(begin)

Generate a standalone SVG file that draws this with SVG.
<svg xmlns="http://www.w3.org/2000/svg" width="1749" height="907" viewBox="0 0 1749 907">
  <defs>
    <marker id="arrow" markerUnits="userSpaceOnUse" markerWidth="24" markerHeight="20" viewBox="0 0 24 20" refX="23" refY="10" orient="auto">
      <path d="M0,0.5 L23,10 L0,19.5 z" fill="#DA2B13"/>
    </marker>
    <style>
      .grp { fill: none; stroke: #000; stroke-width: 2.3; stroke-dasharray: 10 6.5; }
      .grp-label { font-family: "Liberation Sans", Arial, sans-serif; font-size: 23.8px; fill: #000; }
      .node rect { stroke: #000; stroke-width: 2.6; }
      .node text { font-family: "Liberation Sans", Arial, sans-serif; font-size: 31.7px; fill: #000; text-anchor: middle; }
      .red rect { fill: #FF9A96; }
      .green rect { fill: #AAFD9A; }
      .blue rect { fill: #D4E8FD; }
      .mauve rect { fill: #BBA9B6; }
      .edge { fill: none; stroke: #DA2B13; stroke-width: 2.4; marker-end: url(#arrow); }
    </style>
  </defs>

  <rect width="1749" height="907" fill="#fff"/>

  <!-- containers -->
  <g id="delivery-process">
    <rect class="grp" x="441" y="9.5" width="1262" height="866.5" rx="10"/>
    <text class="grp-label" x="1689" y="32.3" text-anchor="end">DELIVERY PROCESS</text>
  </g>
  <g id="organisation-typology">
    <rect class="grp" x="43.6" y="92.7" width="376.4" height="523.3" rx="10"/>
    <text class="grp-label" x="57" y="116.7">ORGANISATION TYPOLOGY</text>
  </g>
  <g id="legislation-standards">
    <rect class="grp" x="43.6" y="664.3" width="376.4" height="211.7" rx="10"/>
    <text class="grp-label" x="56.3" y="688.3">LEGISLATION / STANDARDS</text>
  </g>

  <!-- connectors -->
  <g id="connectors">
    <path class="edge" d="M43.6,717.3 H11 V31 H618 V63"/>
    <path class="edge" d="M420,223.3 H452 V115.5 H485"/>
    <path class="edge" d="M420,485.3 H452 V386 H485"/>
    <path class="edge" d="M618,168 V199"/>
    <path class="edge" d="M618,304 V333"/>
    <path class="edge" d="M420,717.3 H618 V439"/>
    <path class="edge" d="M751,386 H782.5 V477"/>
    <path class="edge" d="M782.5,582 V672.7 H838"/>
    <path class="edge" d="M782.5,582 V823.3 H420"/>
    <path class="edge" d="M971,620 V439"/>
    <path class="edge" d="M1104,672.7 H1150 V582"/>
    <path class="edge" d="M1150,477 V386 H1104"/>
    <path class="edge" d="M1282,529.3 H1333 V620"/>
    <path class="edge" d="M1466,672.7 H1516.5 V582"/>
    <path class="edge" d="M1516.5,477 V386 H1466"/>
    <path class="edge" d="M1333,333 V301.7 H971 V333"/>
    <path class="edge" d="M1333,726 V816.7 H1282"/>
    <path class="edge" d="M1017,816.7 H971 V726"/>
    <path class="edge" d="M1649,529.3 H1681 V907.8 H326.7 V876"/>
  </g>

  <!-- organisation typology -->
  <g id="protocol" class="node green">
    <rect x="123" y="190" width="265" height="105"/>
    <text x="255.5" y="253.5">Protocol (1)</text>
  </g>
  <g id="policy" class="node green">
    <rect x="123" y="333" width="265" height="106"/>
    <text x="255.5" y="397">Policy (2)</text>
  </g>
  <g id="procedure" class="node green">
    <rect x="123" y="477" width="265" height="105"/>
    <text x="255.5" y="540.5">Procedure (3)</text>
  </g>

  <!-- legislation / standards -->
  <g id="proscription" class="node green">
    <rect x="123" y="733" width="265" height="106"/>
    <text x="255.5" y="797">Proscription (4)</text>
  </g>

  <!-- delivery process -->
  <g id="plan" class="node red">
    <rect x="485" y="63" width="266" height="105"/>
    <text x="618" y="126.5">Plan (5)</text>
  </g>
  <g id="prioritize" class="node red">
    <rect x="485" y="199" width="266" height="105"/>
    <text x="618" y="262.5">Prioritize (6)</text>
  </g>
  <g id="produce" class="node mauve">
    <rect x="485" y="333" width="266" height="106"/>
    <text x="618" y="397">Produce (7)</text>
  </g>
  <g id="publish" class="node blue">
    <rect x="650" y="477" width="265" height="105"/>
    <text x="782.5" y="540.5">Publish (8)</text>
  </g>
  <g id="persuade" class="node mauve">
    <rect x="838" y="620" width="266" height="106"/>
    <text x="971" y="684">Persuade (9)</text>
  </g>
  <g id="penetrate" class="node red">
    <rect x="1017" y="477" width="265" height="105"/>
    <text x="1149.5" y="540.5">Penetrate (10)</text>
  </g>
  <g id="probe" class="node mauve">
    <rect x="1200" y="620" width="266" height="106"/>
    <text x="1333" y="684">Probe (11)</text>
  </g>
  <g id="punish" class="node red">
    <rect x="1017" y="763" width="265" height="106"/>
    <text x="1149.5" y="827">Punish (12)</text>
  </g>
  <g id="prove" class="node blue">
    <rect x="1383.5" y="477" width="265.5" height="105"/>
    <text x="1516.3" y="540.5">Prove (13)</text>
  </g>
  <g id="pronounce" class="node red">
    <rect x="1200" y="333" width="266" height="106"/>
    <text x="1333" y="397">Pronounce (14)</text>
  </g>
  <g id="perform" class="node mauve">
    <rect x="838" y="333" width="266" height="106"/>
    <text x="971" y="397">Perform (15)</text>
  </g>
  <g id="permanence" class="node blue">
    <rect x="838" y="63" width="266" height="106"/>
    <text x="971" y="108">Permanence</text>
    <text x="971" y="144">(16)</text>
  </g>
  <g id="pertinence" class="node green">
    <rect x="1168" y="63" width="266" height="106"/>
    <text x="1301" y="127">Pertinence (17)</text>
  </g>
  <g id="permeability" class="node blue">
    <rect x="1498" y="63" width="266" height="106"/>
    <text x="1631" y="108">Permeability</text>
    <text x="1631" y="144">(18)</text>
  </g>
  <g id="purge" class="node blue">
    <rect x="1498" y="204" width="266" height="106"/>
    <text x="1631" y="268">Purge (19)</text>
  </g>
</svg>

(end)
(begin)

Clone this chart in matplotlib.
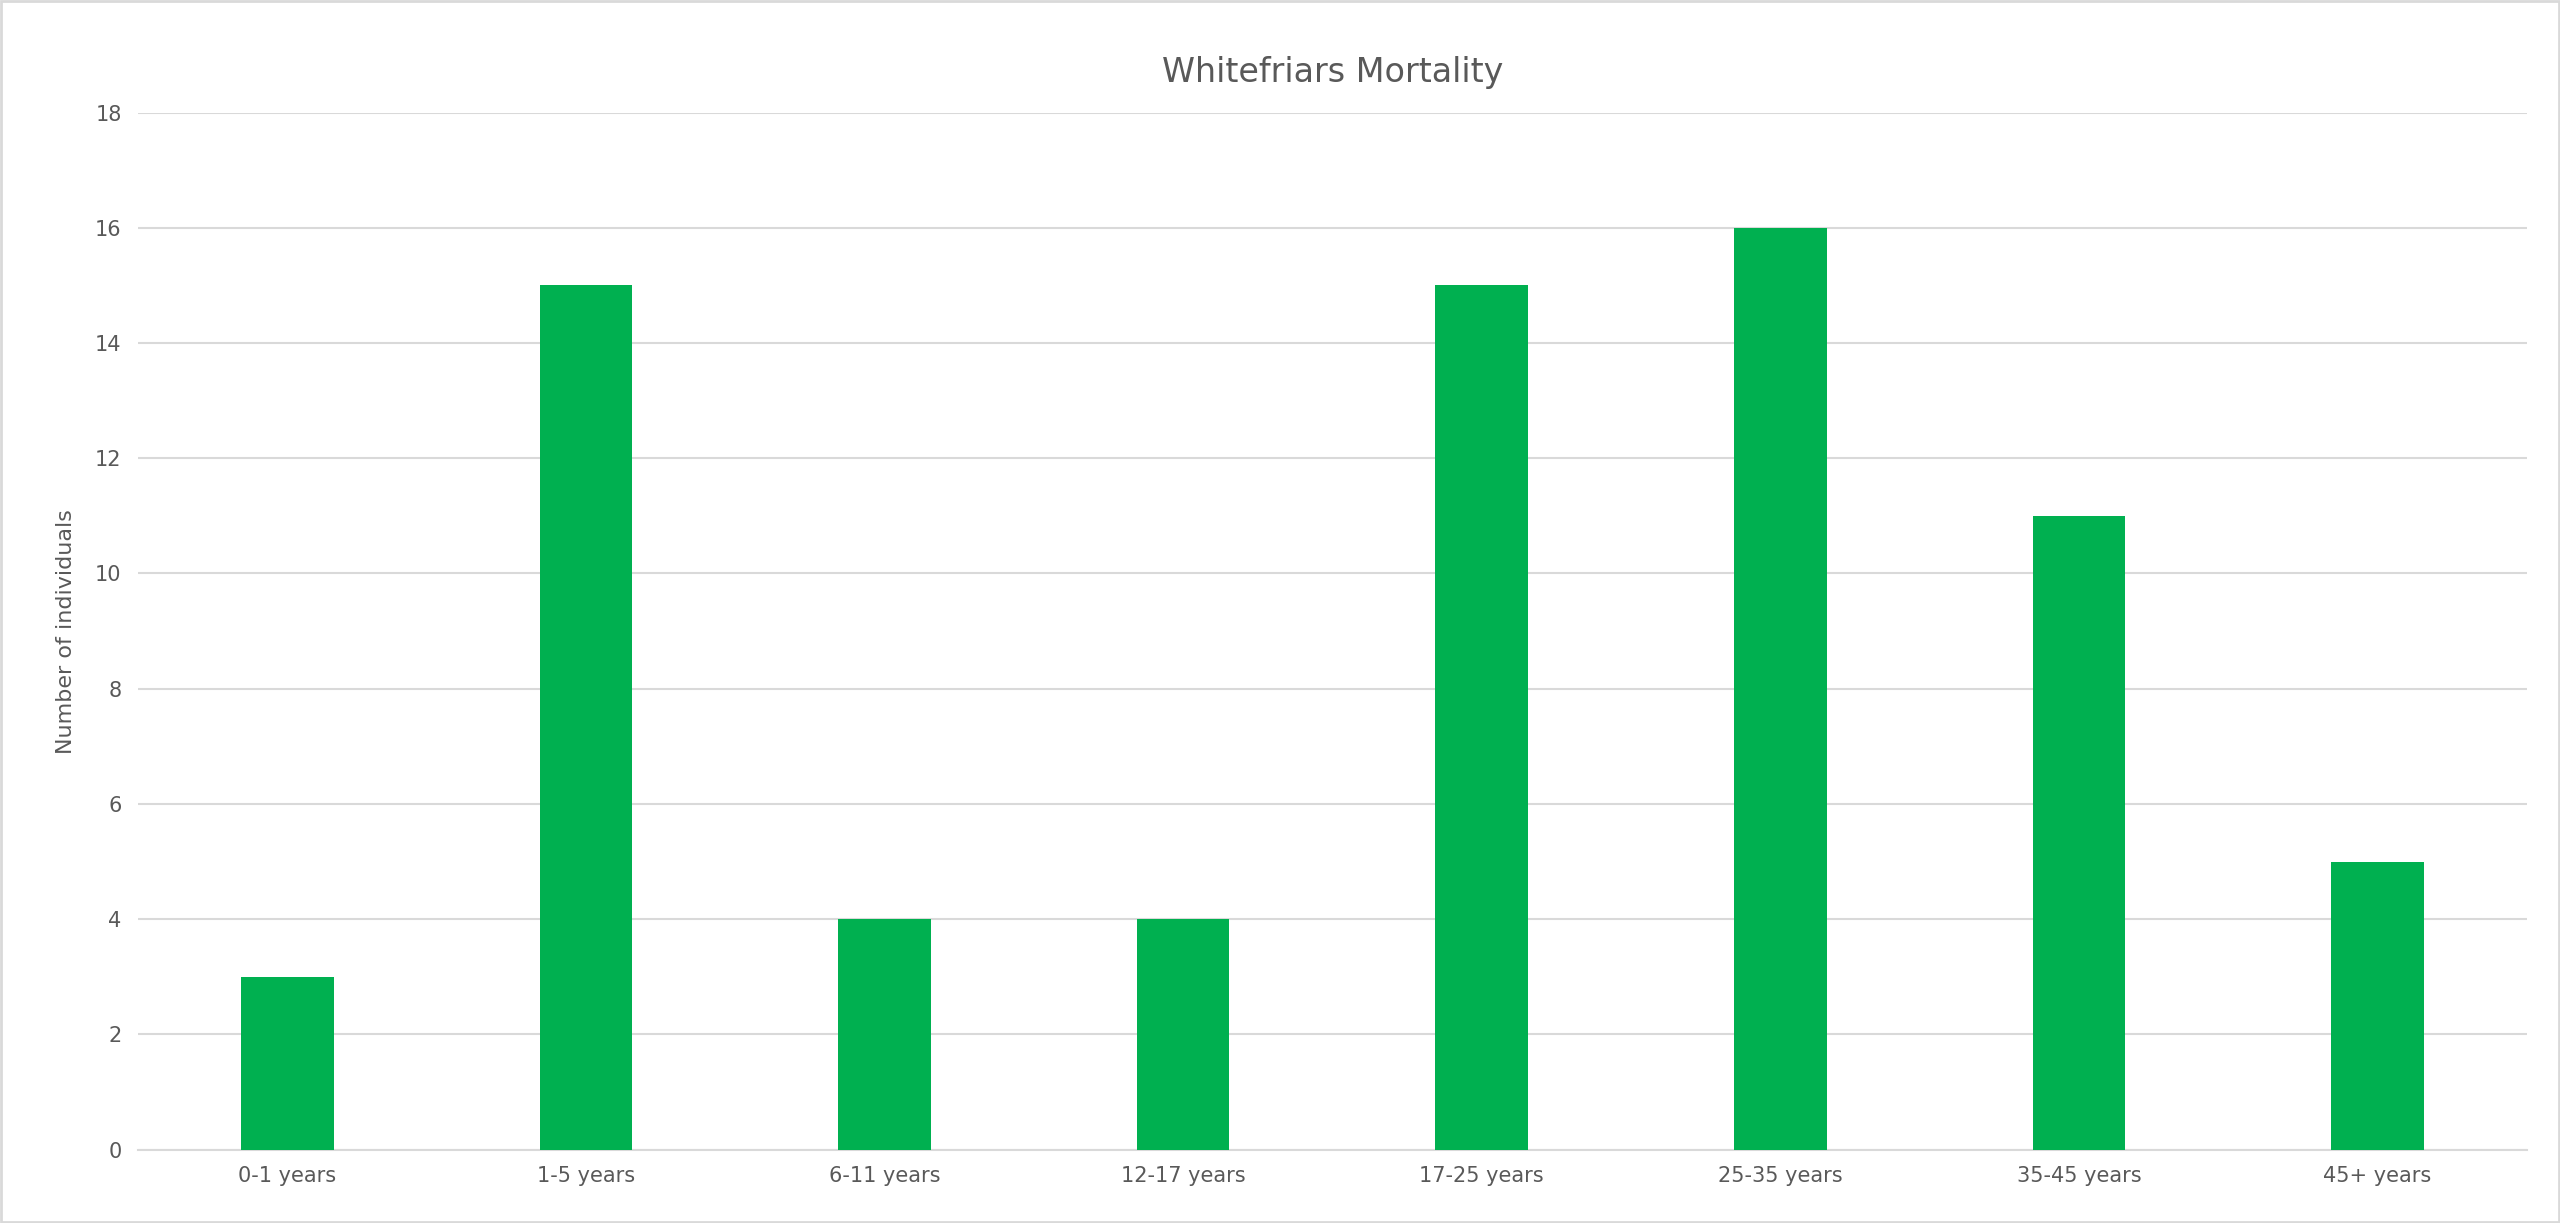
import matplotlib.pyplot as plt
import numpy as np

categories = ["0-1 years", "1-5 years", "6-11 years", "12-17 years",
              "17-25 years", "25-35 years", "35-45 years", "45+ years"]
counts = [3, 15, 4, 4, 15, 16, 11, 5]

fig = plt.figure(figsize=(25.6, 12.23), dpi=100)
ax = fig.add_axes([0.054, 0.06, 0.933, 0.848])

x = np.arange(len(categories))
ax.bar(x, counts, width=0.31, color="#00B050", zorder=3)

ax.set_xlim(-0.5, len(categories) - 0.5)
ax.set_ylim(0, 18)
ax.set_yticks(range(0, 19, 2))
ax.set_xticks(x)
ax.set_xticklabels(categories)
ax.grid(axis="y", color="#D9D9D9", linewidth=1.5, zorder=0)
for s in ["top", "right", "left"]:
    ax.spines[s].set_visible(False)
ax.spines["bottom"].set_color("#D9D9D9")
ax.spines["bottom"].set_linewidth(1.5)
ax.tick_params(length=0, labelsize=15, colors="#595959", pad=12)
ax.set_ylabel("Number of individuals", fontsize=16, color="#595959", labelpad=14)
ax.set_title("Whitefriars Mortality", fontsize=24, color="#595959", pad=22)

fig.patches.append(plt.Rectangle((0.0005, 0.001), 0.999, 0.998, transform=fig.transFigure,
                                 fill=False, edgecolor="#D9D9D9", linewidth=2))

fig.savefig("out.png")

(end)

- [Set task]:
Print out, exactly and with nothing added, the lines starting at the line holding "Clone this chart in matplotlib." and ending at the line holding "counts = [3, 15, 4, 4, 15, 16, 11, 5]", minus any pictures.

- [Exercise output]:
Clone this chart in matplotlib.
import matplotlib.pyplot as plt
import numpy as np

categories = ["0-1 years", "1-5 years", "6-11 years", "12-17 years",
              "17-25 years", "25-35 years", "35-45 years", "45+ years"]
counts = [3, 15, 4, 4, 15, 16, 11, 5]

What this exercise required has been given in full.